Rommel encercla Tobrouk le 17 juin et, avec un important soutien aérien, s'empara du port le 21 juin après avoir attaqué la section la moins attendue des défenses; en effet, le port avait été amputé de la plupart de ses défenses pour être réutilisé dans la ligne Gazala. La garnison de Tobrouk se rendit et 33 000 hommes furent faits prisonniers de guerre. À l'exception de la chute de Singapour, il s'agissait de la plus importante capitulation de l'armée britannique au cours de la Seconde Guerre mondiale. La chute du port permit au Renard du désert d'obtenir des fournitures précieuses et lui fournit la moitié des véhicules de transport de son armée. Rommel remporta une nouvelle victoire lors de la bataille de Mersa Matruh, en s'emparant du port égyptien le 28 juin. La Huitième Armée, qui avait perdu 50 000 hommes mais qui restait une force redoutable, se replia alors derrière la ligne de défense d'El Alamein, située plus à l'est le long de la côte égyptienne.
Suites
Après la prise de Tobrouk, Rommel était au sommet de sa carrière et, à 49 ans, il fut promu Generalfeldmarschall (maréchal de camp), ce qui faisait de lui le plus jeune titulaire de ce grade dans l'armée allemande de l'époque. Rommel réussit à forcer l'armée britannique à quitter la Libye et à revenir en Égypte. En s'attaquant à un ennemi affaibli et démoralisé, Rommel espérait s'emparer des deux grands objectifs qu'étaient Alexandrie et le canal de Suez, des victoires qui auraient une incidence sur l'ensemble de la guerre. Cependant, à plus long terme, le vieux problème de Rommel, à savoir l'insuffisance des approvisionnements et du matériel pour atteindre ses objectifs tactiques, donnerait une fois de plus un avantage aux Britanniques, avantage qu'ils utiliseraient à bon escient lors de la première bataille d'El Alamein en juillet 1942 et lors de la bataille d'Alam Halfa au mois d'août suivant. L'armée britannique bénéficia du soutien aérien de la Western Desert Air Force, dont les escadrons de chasseurs et de bombardiers moyens pouvaient désormais opérer beaucoup plus près de leurs bases. En revanche, le soutien aérien de Rommel s'amenuisait au fur et à mesure qu'il se déplaçait vers l'est, et ses lignes logistiques étaient également étirées jusqu'au point de rupture.
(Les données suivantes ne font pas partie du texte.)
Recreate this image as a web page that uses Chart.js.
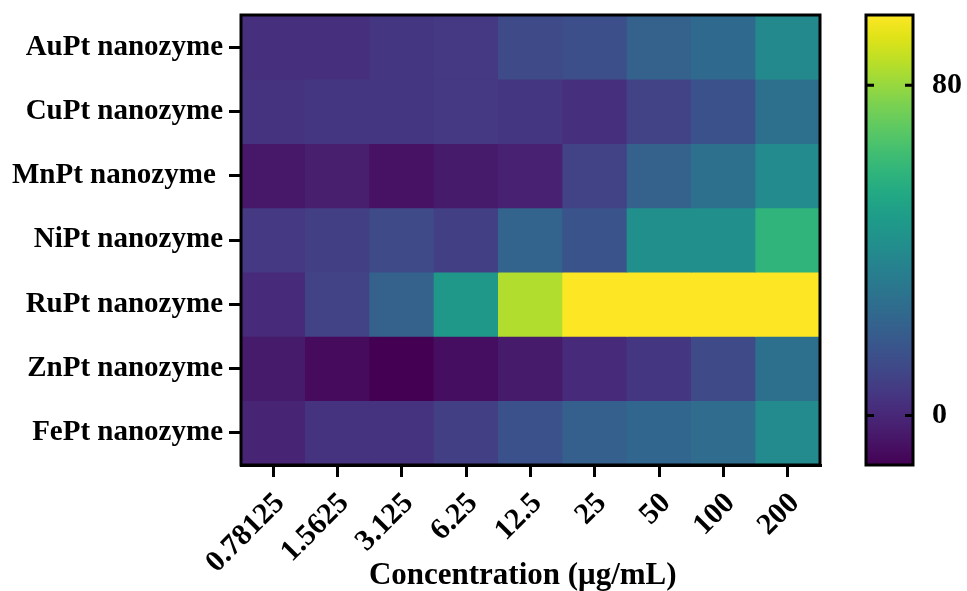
<!DOCTYPE html>
<html>
<head>
<meta charset="utf-8">
<script src="https://cdn.jsdelivr.net/npm/chart.js@4.4.0/dist/chart.umd.min.js"></script>
<style>
    html, body { margin: 0; padding: 0; background: #fff; }
    #wrap { position: relative; width: 967px; height: 591px; overflow: hidden; }
    #heat { position: absolute; left: 0; top: 0; }
    #bar { position: absolute; left: 840px; top: 0; }
</style>
</head>
<body>
<div id="wrap">
    <canvas id="heat" width="850" height="591"></canvas>
    <canvas id="bar" width="127" height="591"></canvas>
</div>
<script>
// Concentrations (x) and nanozymes (y, top to bottom)
const concentrations = ['0.78125', '1.5625', '3.125', '6.25', '12.5', '25', '50', '100', '200'];
const nanozymes = ['AuPt nanozyme', 'CuPt nanozyme', 'MnPt nanozyme ', 'NiPt nanozyme', 'RuPt nanozyme', 'ZnPt nanozyme', 'FePt nanozyme'];

// Cell values
const auPt = [3, 3, 5, 6, 12, 14, 22, 25, 39];
const cuPt = [4, 5, 5, 6, 5, 3, 9, 15, 28];
const mnPt = [-5, -3, -7, -4, -2, 9, 22, 28, 40];
const niPt = [6, 8, 12, 8, 23, 16, 42, 42, 59];
const ruPt = [1, 9, 22, 46, 84, 100, 100, 100, 100];
const znPt = [-4, -9, -12, -8, -4, 1, 5, 12, 28];
const fePt = [-1, 4, 4, 8, 15, 21, 24, 26, 40];
const values = [auPt, cuPt, mnPt, niPt, ruPt, znPt, fePt];

// Colour bar
const scaleMin = -12;
const scaleMax = 97;
const scaleTicks = [0, 80];

const FONT = '"Liberation Serif", "Times New Roman", serif';

const viridis = ['#440154', '#471365', '#482475', '#463480', '#414487', '#3b528b', '#355f8d',
    '#2f6c8e', '#2a788e', '#25848e', '#21918c', '#1e9c89', '#22a884', '#2fb47c', '#44bf70',
    '#5ec962', '#7ad151', '#9bd93c', '#bddf26', '#dfe318', '#fde725'];

function hexToRgb(h) {
    return [parseInt(h.slice(1, 3), 16), parseInt(h.slice(3, 5), 16), parseInt(h.slice(5, 7), 16)];
}

function colorFor(v) {
    let t = (v - scaleMin) / (scaleMax - scaleMin);
    t = Math.max(0, Math.min(1, t));
    const pos = t * (viridis.length - 1);
    const i = Math.min(Math.floor(pos), viridis.length - 2);
    const f = pos - i;
    const a = hexToRgb(viridis[i]);
    const b = hexToRgb(viridis[i + 1]);
    const c = a.map((x, k) => Math.round(x + (b[k] - x) * f));
    return `rgb(${c[0]}, ${c[1]}, ${c[2]})`;
}

// thick black box round the plot area
const framePlugin = {
    id: 'frame',
    afterDraw(chart) {
        const a = chart.chartArea;
        const ctx = chart.ctx;
        ctx.save();
        ctx.strokeStyle = '#000';
        ctx.lineWidth = 3;
        ctx.strokeRect(a.left, a.top, a.right - a.left, a.bottom - a.top);
        ctx.restore();
    }
};

new Chart(document.getElementById('heat'), {
    type: 'bar',
    data: {
        labels: concentrations,
        datasets: nanozymes.map((name, i) => ({
            label: name,
            data: concentrations.map(() => [i - 0.5, i + 0.5]),
            backgroundColor: values[i].map(colorFor),
            grouped: false,
            barPercentage: 1,
            categoryPercentage: 1,
            borderWidth: 0
        }))
    },
    options: {
        responsive: false,
        animation: false,
        layout: { padding: { top: 15, right: 30, left: 0, bottom: 0 } },
        plugins: { legend: { display: false }, tooltip: { enabled: false } },
        scales: {
            x: {
                type: 'category',
                offset: true,
                afterFit: (s) => { s.height = 126; s.paddingLeft = 0; s.paddingRight = 0; },
                grid: { offset: false, drawOnChartArea: false, tickLength: 12, lineWidth: 3, color: '#000' },
                border: { display: true, width: 3, color: '#000' },
                ticks: {
                    color: '#000',
                    minRotation: 45,
                    maxRotation: 45,
                    padding: 9,
                    labelOffset: 7,
                    font: { family: FONT, weight: 'bold', size: 30 }
                },
                title: {
                    display: true,
                    text: 'Concentration (μg/mL)  ',
                    color: '#000',
                    padding: { top: 0, bottom: -4 },
                    font: { family: FONT, weight: 'bold', size: 31 }
                }
            },
            y: {
                type: 'linear',
                reverse: true,
                min: -0.5,
                max: 6.5,
                afterFit: (s) => { s.width = 241; s.paddingTop = 0; s.paddingBottom = 0; },
                afterBuildTicks: (s) => { s.ticks = nanozymes.map((_, i) => ({ value: i })); },
                grid: { drawOnChartArea: false, tickLength: 12, lineWidth: 3, color: '#000' },
                border: { display: true, width: 3, color: '#000' },
                ticks: {
                    color: '#000',
                    padding: 6,
                    font: { family: FONT, weight: 'bold', size: 29 },
                    callback: (v) => nanozymes[v]
                }
            }
        }
    },
    plugins: [framePlugin]
});

// short inward ticks on both sides of the colour bar
const barTicksPlugin = {
    id: 'barTicks',
    afterDraw(chart) {
        const a = chart.chartArea;
        const y = chart.scales.y;
        const ctx = chart.ctx;
        ctx.save();
        ctx.strokeStyle = '#000';
        ctx.lineWidth = 3;
        scaleTicks.forEach(v => {
            const py = y.getPixelForValue(v);
            ctx.beginPath();
            ctx.moveTo(a.left, py); ctx.lineTo(a.left + 8, py);
            ctx.moveTo(a.right - 8, py); ctx.lineTo(a.right, py);
            ctx.stroke();
        });
        ctx.restore();
    }
};

new Chart(document.getElementById('bar'), {
    type: 'bar',
    data: {
        labels: [''],
        datasets: [{
            data: [[scaleMin, scaleMax]],
            barPercentage: 1,
            categoryPercentage: 1,
            borderWidth: 0,
            backgroundColor: (c) => {
                const chart = c.chart;
                if (!chart.chartArea) return viridis[0];
                const y = chart.scales.y;
                const g = chart.ctx.createLinearGradient(0, y.getPixelForValue(scaleMin), 0, y.getPixelForValue(scaleMax));
                viridis.forEach((col, k) => g.addColorStop(k / (viridis.length - 1), col));
                return g;
            }
        }]
    },
    options: {
        responsive: false,
        animation: false,
        layout: { padding: { top: 15, right: 0, left: 26, bottom: 126 } },
        plugins: { legend: { display: false }, tooltip: { enabled: false } },
        scales: {
            x: { display: false },
            y: {
                position: 'right',
                min: scaleMin,
                max: scaleMax,
                afterFit: (s) => { s.width = 54; s.paddingTop = 0; s.paddingBottom = 0; },
                afterBuildTicks: (s) => { s.ticks = scaleTicks.map(v => ({ value: v })); },
                grid: { display: false },
                border: { display: false },
                ticks: {
                    color: '#000',
                    padding: 11,
                    font: { family: FONT, weight: 'bold', size: 30 }
                }
            }
        }
    },
    plugins: [framePlugin, barTicksPlugin]
});
</script>
</body>
</html>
Le nouveau commandant de la Huitième armée britannique, le général Bernard Montgomery (1887-1976), qui prit ses fonctions en août 1942, revitalisa les forces armées au point de leur donner le surnom de "Rats du désert" (un nom d'abord appliqué à la 7e division blindée). Montgomery combina beaucoup plus efficacement l'artillerie, l'infanterie et les divisions blindées pour infliger une lourde défaite à Rommel en octobre-novembre lors de la deuxième bataille d'El Alamein, mais, bien qu'ils aient fait 30 000 prisonniers, Rommel réussit à se retirer pour poursuivre le combat plus tard. Tobrouk fut alors repris par les Alliés.
Trois nouvelles forces alliées, dont la Western Task Force commandée par le général George Patton (1885-1945), débarquèrent en Afrique du Nord en novembre 1942 et se dirigèrent vers l'est. Montgomery s'empara de Tripoli en janvier 1943. Rommel se rendit compte du caractère désespéré de sa position face à la supériorité de l'ennemi en termes de nombre et de logistique, mais sa recommandation au haut commandement allemand d'abandonner l'Afrique du Nord resta lettre morte. Rommel, qui avait retiré ses forces en Tunisie, reçut l'ordre de poursuivre la campagne dans le désert du mieux qu'il pouvait. Les Alliés furent attaqués dans le nord de la Tunisie et même battus au col de Kasserine en février 1943. La huitième armée britannique remporta ensuite la bataille de Médine (6 mars 1943) et Rommel, alors très malade, rentra en Allemagne en mars 1943; il ne se battrait plus jamais en Afrique. Enfin, le Renard du désert avait été vaincu par les Rats du désert. Les forces terrestres et aériennes alliées, combinées aux blocus navals des ports clés, chassèrent les puissances de l'Axe de l'Afrique du Nord en mai 1943.